▶ **Material to process**
_ _ _

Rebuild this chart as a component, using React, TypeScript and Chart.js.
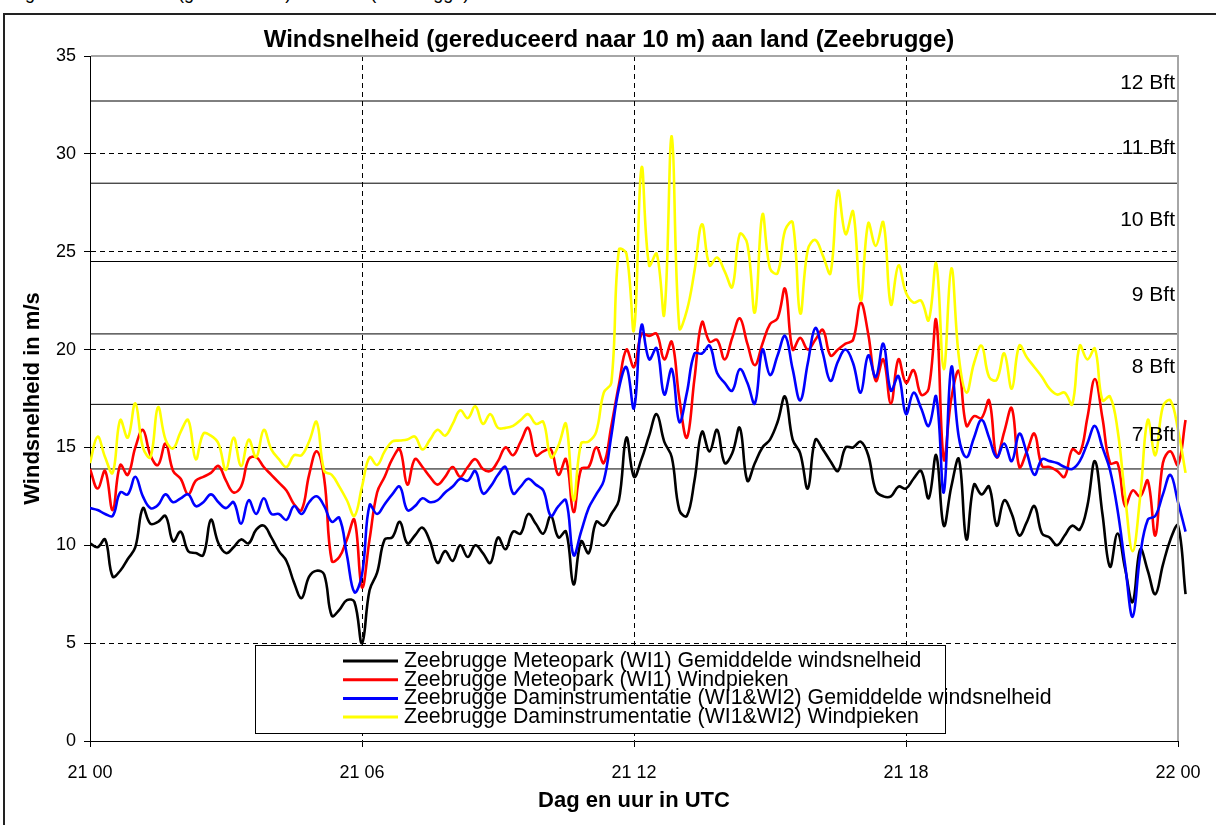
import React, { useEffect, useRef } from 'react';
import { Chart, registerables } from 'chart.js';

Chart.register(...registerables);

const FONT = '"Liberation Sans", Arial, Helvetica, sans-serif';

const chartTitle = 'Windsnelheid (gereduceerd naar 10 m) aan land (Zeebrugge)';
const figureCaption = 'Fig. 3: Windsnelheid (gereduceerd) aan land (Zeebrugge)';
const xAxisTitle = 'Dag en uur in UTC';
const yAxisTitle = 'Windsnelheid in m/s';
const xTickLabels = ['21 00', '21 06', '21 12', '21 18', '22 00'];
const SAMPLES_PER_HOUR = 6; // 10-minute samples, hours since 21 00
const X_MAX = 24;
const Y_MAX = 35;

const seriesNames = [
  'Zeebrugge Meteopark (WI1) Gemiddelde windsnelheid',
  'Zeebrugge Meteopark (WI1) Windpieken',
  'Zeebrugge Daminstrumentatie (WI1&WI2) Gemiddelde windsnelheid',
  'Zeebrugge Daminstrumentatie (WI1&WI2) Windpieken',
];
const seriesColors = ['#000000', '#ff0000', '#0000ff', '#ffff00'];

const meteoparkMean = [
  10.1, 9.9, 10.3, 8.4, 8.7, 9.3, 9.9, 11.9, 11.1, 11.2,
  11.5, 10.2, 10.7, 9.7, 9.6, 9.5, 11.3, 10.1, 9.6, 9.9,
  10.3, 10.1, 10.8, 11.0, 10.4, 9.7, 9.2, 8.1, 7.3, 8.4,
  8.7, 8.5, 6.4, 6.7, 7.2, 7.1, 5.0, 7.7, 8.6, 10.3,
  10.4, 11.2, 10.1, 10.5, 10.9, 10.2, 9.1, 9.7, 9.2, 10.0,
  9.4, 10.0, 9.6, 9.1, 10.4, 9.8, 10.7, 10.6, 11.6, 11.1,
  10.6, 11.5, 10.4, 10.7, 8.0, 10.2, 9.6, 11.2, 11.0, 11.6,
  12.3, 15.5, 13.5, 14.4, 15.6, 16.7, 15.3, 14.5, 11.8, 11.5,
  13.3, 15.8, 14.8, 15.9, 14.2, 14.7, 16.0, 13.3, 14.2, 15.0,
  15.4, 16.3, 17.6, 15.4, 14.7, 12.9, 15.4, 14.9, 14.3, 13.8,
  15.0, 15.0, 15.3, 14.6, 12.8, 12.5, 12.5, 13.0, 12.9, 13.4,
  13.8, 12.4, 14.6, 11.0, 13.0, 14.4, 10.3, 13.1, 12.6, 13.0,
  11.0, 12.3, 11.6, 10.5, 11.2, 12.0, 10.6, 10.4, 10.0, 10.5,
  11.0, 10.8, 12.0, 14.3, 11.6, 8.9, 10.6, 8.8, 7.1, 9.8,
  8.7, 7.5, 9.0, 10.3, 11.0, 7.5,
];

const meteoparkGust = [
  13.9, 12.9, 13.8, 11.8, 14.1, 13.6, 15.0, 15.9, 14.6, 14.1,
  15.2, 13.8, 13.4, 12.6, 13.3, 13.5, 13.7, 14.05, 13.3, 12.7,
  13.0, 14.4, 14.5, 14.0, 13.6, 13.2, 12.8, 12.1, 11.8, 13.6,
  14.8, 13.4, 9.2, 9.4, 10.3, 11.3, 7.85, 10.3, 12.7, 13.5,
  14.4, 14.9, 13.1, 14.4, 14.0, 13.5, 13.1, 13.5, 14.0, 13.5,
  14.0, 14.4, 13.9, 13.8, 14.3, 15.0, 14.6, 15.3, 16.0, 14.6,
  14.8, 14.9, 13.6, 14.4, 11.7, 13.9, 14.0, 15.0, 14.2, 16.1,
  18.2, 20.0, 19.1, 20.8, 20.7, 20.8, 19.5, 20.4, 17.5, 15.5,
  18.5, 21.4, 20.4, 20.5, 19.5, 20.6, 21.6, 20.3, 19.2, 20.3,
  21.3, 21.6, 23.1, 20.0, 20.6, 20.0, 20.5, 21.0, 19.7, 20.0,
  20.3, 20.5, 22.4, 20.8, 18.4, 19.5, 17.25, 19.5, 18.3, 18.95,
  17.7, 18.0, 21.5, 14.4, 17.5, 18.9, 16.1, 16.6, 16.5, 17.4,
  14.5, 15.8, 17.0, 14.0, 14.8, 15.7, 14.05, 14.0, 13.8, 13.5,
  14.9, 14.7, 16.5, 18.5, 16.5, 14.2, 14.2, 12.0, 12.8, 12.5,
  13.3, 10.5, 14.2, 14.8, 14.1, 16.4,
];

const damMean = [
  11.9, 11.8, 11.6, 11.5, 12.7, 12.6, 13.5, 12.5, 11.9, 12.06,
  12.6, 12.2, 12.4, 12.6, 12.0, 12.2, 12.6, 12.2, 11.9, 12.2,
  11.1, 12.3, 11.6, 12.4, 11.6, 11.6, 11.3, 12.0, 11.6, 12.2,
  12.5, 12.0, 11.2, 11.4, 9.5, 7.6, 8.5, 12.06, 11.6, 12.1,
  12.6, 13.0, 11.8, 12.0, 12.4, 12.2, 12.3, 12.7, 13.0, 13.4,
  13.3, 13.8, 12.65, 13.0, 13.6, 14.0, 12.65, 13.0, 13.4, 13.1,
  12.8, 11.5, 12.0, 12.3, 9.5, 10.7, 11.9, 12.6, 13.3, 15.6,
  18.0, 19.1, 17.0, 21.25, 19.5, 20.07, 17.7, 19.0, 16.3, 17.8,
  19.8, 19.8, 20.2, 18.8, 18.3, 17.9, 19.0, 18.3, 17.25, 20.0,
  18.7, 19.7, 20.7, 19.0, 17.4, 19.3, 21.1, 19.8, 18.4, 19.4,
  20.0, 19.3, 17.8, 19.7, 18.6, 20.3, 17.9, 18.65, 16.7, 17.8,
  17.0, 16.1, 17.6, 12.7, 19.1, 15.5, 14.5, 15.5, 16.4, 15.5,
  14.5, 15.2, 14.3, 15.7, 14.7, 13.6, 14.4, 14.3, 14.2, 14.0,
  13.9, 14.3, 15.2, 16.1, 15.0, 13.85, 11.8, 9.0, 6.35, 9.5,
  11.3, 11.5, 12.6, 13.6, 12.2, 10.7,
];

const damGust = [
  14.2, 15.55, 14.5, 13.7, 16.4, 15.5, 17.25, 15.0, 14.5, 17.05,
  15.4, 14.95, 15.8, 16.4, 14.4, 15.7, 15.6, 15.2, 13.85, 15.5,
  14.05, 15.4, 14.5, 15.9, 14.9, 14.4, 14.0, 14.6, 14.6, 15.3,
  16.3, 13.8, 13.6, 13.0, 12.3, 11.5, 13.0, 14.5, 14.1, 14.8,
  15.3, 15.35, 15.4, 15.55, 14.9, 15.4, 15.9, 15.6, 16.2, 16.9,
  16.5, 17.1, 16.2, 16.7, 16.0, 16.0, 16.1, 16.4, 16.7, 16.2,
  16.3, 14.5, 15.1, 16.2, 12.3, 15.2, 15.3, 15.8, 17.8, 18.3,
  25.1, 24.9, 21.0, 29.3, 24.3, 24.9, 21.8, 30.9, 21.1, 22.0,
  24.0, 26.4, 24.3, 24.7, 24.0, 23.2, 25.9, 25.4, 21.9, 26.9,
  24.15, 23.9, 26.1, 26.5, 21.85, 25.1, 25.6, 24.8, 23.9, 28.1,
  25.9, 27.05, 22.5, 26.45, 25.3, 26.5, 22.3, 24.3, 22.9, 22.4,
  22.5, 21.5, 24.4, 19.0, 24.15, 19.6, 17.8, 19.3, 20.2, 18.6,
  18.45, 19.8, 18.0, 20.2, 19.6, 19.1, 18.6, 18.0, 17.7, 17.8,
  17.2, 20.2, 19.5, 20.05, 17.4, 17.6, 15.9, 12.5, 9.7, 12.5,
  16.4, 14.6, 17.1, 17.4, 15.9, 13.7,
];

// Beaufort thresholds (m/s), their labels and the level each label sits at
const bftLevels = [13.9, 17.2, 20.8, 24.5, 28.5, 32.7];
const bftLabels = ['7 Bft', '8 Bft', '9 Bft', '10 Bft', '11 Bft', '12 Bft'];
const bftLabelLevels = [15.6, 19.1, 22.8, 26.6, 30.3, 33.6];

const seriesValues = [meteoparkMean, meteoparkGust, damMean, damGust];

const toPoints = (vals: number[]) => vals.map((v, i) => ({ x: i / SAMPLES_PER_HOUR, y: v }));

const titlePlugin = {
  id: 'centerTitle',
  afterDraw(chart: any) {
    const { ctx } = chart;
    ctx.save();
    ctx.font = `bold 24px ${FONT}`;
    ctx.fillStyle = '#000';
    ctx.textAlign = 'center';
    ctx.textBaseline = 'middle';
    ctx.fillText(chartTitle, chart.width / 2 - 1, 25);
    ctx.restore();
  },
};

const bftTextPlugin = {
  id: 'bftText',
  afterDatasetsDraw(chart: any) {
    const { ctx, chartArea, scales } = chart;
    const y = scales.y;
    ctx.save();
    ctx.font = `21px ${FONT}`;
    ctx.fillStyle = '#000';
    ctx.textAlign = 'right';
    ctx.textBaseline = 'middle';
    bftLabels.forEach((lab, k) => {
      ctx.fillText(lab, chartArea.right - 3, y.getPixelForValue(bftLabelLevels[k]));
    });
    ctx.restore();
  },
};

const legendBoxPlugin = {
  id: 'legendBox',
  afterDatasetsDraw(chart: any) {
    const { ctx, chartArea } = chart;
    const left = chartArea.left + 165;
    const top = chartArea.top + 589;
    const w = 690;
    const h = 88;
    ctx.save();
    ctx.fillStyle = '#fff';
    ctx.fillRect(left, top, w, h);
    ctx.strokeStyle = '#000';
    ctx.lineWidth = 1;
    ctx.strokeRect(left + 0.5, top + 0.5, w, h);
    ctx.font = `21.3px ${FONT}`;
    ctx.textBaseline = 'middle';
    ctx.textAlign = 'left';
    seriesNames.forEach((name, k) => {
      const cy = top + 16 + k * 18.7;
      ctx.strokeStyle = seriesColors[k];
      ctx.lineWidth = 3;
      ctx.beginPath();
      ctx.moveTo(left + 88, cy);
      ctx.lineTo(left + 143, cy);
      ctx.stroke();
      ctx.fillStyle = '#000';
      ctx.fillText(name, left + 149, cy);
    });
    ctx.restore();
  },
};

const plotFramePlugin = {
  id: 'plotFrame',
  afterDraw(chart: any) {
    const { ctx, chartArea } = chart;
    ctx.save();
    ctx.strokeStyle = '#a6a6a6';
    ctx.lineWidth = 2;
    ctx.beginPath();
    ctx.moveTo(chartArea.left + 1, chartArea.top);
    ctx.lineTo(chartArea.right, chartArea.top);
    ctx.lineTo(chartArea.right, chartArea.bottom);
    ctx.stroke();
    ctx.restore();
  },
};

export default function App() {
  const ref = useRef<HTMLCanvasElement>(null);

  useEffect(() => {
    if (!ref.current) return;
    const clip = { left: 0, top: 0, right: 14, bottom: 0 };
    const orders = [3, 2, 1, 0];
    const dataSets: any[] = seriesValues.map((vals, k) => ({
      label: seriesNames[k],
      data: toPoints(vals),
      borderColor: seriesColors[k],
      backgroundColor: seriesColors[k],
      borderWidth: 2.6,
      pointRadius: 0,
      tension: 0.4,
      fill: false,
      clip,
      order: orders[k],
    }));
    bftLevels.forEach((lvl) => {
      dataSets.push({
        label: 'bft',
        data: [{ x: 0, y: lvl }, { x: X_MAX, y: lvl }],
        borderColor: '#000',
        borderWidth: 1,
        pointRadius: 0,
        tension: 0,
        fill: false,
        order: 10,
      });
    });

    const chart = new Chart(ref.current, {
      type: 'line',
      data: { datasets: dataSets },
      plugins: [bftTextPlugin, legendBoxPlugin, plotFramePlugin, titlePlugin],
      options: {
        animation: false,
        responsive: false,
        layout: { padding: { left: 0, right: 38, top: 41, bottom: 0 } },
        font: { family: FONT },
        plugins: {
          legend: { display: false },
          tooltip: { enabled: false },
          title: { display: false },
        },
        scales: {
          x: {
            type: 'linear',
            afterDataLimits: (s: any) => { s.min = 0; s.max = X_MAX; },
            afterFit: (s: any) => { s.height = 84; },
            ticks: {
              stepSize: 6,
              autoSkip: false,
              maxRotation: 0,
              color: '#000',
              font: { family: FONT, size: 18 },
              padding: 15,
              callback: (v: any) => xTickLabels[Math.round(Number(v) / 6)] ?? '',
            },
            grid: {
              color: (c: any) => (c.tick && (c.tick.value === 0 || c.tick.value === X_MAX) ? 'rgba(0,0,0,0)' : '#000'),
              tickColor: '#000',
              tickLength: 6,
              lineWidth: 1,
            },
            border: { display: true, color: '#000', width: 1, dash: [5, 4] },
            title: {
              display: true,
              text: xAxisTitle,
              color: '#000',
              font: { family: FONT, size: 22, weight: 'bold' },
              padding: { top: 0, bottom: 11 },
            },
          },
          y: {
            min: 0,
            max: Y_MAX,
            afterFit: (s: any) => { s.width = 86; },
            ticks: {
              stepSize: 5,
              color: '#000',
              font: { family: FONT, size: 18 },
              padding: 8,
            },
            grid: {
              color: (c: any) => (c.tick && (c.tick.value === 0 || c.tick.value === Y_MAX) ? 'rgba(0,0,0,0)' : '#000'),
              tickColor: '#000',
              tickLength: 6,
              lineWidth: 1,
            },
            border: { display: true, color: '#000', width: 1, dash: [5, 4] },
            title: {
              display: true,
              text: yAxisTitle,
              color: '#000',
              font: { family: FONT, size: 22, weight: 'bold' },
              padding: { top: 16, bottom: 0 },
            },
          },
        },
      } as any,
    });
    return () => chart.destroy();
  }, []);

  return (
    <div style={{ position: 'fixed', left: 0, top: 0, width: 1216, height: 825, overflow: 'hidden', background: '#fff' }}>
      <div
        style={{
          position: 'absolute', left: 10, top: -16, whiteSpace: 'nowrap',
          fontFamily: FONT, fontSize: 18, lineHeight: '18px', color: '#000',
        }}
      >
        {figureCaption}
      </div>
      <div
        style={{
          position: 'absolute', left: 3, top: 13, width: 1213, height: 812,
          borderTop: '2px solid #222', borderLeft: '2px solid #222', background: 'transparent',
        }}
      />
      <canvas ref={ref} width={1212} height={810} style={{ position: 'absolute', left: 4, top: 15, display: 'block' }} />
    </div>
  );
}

_ _ _

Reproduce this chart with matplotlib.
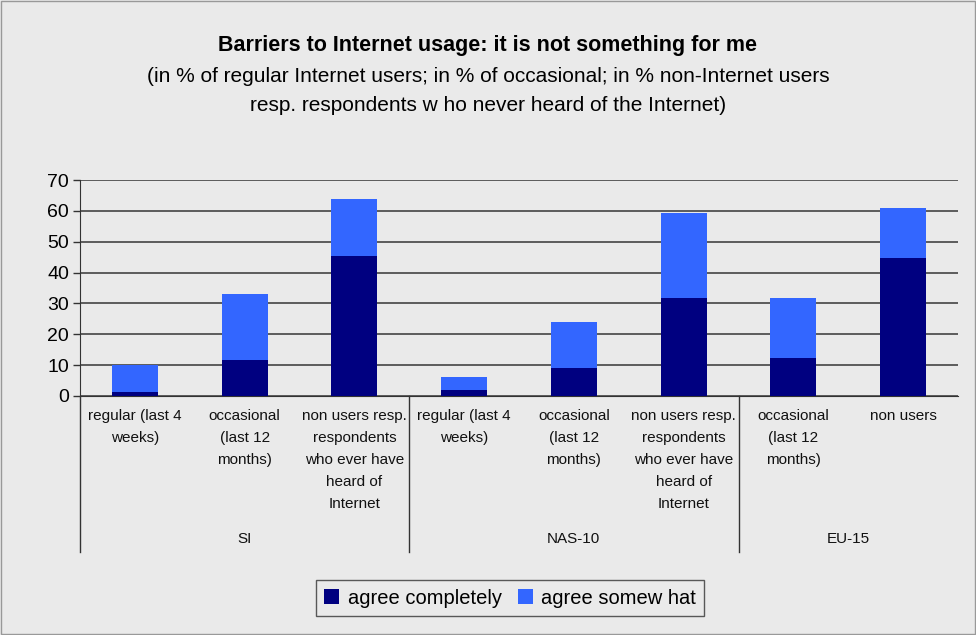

_ _ _

▶ **What you have to do**
Transcribe only the lines from the line holding "Rebuild this chart" through the line holding "const Y_MAX = 35;", inclusive, without any of the pictures.

▶ **Result of the task**
Rebuild this chart as a component, using React, TypeScript and Chart.js.
import React, { useEffect, useRef } from 'react';
import { Chart, registerables } from 'chart.js';

Chart.register(...registerables);

const FONT = '"Liberation Sans", Arial, Helvetica, sans-serif';

const chartTitle = 'Windsnelheid (gereduceerd naar 10 m) aan land (Zeebrugge)';
const figureCaption = 'Fig. 3: Windsnelheid (gereduceerd) aan land (Zeebrugge)';
const xAxisTitle = 'Dag en uur in UTC';
const yAxisTitle = 'Windsnelheid in m/s';
const xTickLabels = ['21 00', '21 06', '21 12', '21 18', '22 00'];
const SAMPLES_PER_HOUR = 6; // 10-minute samples, hours since 21 00
const X_MAX = 24;
const Y_MAX = 35;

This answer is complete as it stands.